* _DATA EXTRACT_:
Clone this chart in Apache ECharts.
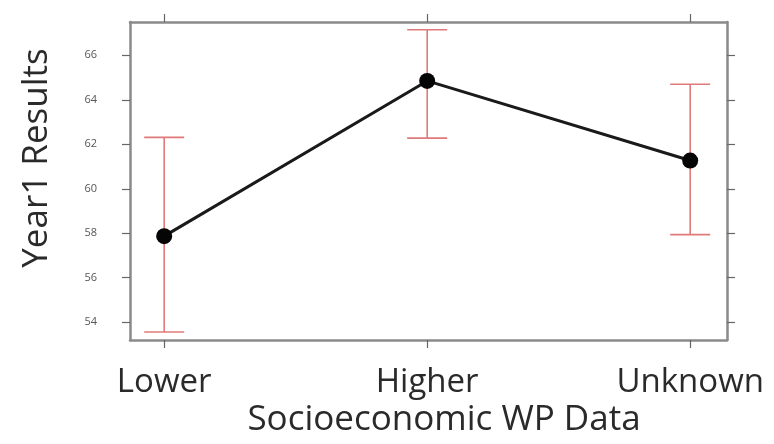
<!DOCTYPE html>
<html>
<head>
<meta charset="utf-8">
<script src="https://cdn.jsdelivr.net/npm/echarts@6/dist/echarts.min.js"></script>
<style>
  html, body { margin: 0; padding: 0; background: #fff; }
  #chart { width: 774px; height: 444px; }
</style>
</head>
<body>
<div id="chart"></div>
<script>
// Group means with their confidence limits
const categories = ['Lower', 'Higher', 'Unknown'];
const means = [57.87, 64.85, 61.27];
const lowerLimits = [53.56, 62.28, 57.94];
const upperLimits = [62.31, 67.15, 64.7];
const yTicks = [54, 56, 58, 60, 62, 64, 66];
const xTitle = 'Socioeconomic WP Data';
const yTitle = 'Year1 Results';
const xPositions = categories.map((_, i) => i);

const FONT = '"Open Sans", Lato, sans-serif';
const TEXT = '#2a2a2a';
const boxLine = { show: true, onZero: false, lineStyle: { color: '#8a8a8a', width: 2.5 } };
const tickStyle = { show: true, inside: false, length: 8, lineStyle: { color: '#666', width: 1.2 } };

const chart = echarts.init(document.getElementById('chart'), null, { renderer: 'canvas' });

const xCommon = {
  type: 'value', min: -0.13, max: 2.14,
  splitLine: { show: false },
  axisLine: boxLine
};
const yCommon = {
  type: 'value', min: 53.2, max: 67.5,
  splitLine: { show: false },
  axisLine: boxLine
};

chart.setOption({
  animation: false,
  backgroundColor: '#fff',
  grid: { left: 130, right: 47, top: 22, bottom: 104 },
  xAxis: [
    Object.assign({}, xCommon, {
      position: 'bottom',
      axisTick: Object.assign({}, tickStyle, { customValues: xPositions }),
      axisLabel: {
        customValues: xPositions,
        formatter: v => categories[Math.round(v)] || '',
        color: TEXT, fontFamily: FONT, fontSize: 33, margin: 26
      }
    }),
    Object.assign({}, xCommon, {
      position: 'top',
      axisTick: Object.assign({}, tickStyle, { customValues: xPositions }),
      axisLabel: { show: false }
    })
  ],
  yAxis: [
    Object.assign({}, yCommon, {
      position: 'left',
      axisTick: Object.assign({}, tickStyle, { customValues: yTicks }),
      axisLabel: {
        customValues: yTicks,
        color: '#555', fontFamily: FONT, fontSize: 11, margin: 33
      }
    }),
    Object.assign({}, yCommon, {
      position: 'right',
      axisTick: Object.assign({}, tickStyle, { customValues: yTicks }),
      axisLabel: { show: false }
    })
  ],
  graphic: [
    {
      type: 'text', x: 37, y: 158, rotation: Math.PI / 2,
      style: { text: yTitle, fill: TEXT, font: '35px ' + FONT, align: 'center', verticalAlign: 'middle' }
    },
    {
      type: 'text', x: 444, y: 420,
      style: { text: xTitle, fill: TEXT, font: '35px ' + FONT, align: 'center', verticalAlign: 'middle' }
    }
  ],
  series: [
    {
      type: 'custom',
      xAxisIndex: 0, yAxisIndex: 0,
      data: xPositions.map((x, i) => [x, lowerLimits[i], upperLimits[i]]),
      renderItem: function (params, api) {
        const x = api.value(0);
        const lo = api.coord([x, api.value(1)]);
        const hi = api.coord([x, api.value(2)]);
        const half = 20;
        const style = { stroke: '#e07a7a', lineWidth: 1.6 };
        return {
          type: 'group',
          children: [
            { type: 'line', shape: { x1: lo[0], y1: lo[1], x2: hi[0], y2: hi[1] }, style },
            { type: 'line', shape: { x1: hi[0] - half, y1: hi[1], x2: hi[0] + half, y2: hi[1] }, style },
            { type: 'line', shape: { x1: lo[0] - half, y1: lo[1], x2: lo[0] + half, y2: lo[1] }, style }
          ]
        };
      },
      z: 2
    },
    {
      type: 'line',
      xAxisIndex: 0, yAxisIndex: 0,
      data: xPositions.map((x, i) => [x, means[i]]),
      symbol: 'circle',
      symbolSize: 16,
      itemStyle: { color: '#050505' },
      lineStyle: { color: '#1a1a1a', width: 3 },
      z: 3
    }
  ]
});
</script>
</body>
</html>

* _EXERCISE OBJECTIVE_:
Extract the full listing above verbatim; pictures are to be left out of the copy.

* _IN RESPONSE_:
Clone this chart in Apache ECharts.
<!DOCTYPE html>
<html>
<head>
<meta charset="utf-8">
<script src="https://cdn.jsdelivr.net/npm/echarts@6/dist/echarts.min.js"></script>
<style>
  html, body { margin: 0; padding: 0; background: #fff; }
  #chart { width: 774px; height: 444px; }
</style>
</head>
<body>
<div id="chart"></div>
<script>
// Group means with their confidence limits
const categories = ['Lower', 'Higher', 'Unknown'];
const means = [57.87, 64.85, 61.27];
const lowerLimits = [53.56, 62.28, 57.94];
const upperLimits = [62.31, 67.15, 64.7];
const yTicks = [54, 56, 58, 60, 62, 64, 66];
const xTitle = 'Socioeconomic WP Data';
const yTitle = 'Year1 Results';
const xPositions = categories.map((_, i) => i);

const FONT = '"Open Sans", Lato, sans-serif';
const TEXT = '#2a2a2a';
const boxLine = { show: true, onZero: false, lineStyle: { color: '#8a8a8a', width: 2.5 } };
const tickStyle = { show: true, inside: false, length: 8, lineStyle: { color: '#666', width: 1.2 } };

const chart = echarts.init(document.getElementById('chart'), null, { renderer: 'canvas' });

const xCommon = {
  type: 'value', min: -0.13, max: 2.14,
  splitLine: { show: false },
  axisLine: boxLine
};
const yCommon = {
  type: 'value', min: 53.2, max: 67.5,
  splitLine: { show: false },
  axisLine: boxLine
};

chart.setOption({
  animation: false,
  backgroundColor: '#fff',
  grid: { left: 130, right: 47, top: 22, bottom: 104 },
  xAxis: [
    Object.assign({}, xCommon, {
      position: 'bottom',
      axisTick: Object.assign({}, tickStyle, { customValues: xPositions }),
      axisLabel: {
        customValues: xPositions,
        formatter: v => categories[Math.round(v)] || '',
        color: TEXT, fontFamily: FONT, fontSize: 33, margin: 26
      }
    }),
    Object.assign({}, xCommon, {
      position: 'top',
      axisTick: Object.assign({}, tickStyle, { customValues: xPositions }),
      axisLabel: { show: false }
    })
  ],
  yAxis: [
    Object.assign({}, yCommon, {
      position: 'left',
      axisTick: Object.assign({}, tickStyle, { customValues: yTicks }),
      axisLabel: {
        customValues: yTicks,
        color: '#555', fontFamily: FONT, fontSize: 11, margin: 33
      }
    }),
    Object.assign({}, yCommon, {
      position: 'right',
      axisTick: Object.assign({}, tickStyle, { customValues: yTicks }),
      axisLabel: { show: false }
    })
  ],
  graphic: [
    {
      type: 'text', x: 37, y: 158, rotation: Math.PI / 2,
      style: { text: yTitle, fill: TEXT, font: '35px ' + FONT, align: 'center', verticalAlign: 'middle' }
    },
    {
      type: 'text', x: 444, y: 420,
      style: { text: xTitle, fill: TEXT, font: '35px ' + FONT, align: 'center', verticalAlign: 'middle' }
    }
  ],
  series: [
    {
      type: 'custom',
      xAxisIndex: 0, yAxisIndex: 0,
      data: xPositions.map((x, i) => [x, lowerLimits[i], upperLimits[i]]),
      renderItem: function (params, api) {
        const x = api.value(0);
        const lo = api.coord([x, api.value(1)]);
        const hi = api.coord([x, api.value(2)]);
        const half = 20;
        const style = { stroke: '#e07a7a', lineWidth: 1.6 };
        return {
          type: 'group',
          children: [
            { type: 'line', shape: { x1: lo[0], y1: lo[1], x2: hi[0], y2: hi[1] }, style },
            { type: 'line', shape: { x1: hi[0] - half, y1: hi[1], x2: hi[0] + half, y2: hi[1] }, style },
            { type: 'line', shape: { x1: lo[0] - half, y1: lo[1], x2: lo[0] + half, y2: lo[1] }, style }
          ]
        };
      },
      z: 2
    },
    {
      type: 'line',
      xAxisIndex: 0, yAxisIndex: 0,
      data: xPositions.map((x, i) => [x, means[i]]),
      symbol: 'circle',
      symbolSize: 16,
      itemStyle: { color: '#050505' },
      lineStyle: { color: '#1a1a1a', width: 3 },
      z: 3
    }
  ]
});
</script>
</body>
</html>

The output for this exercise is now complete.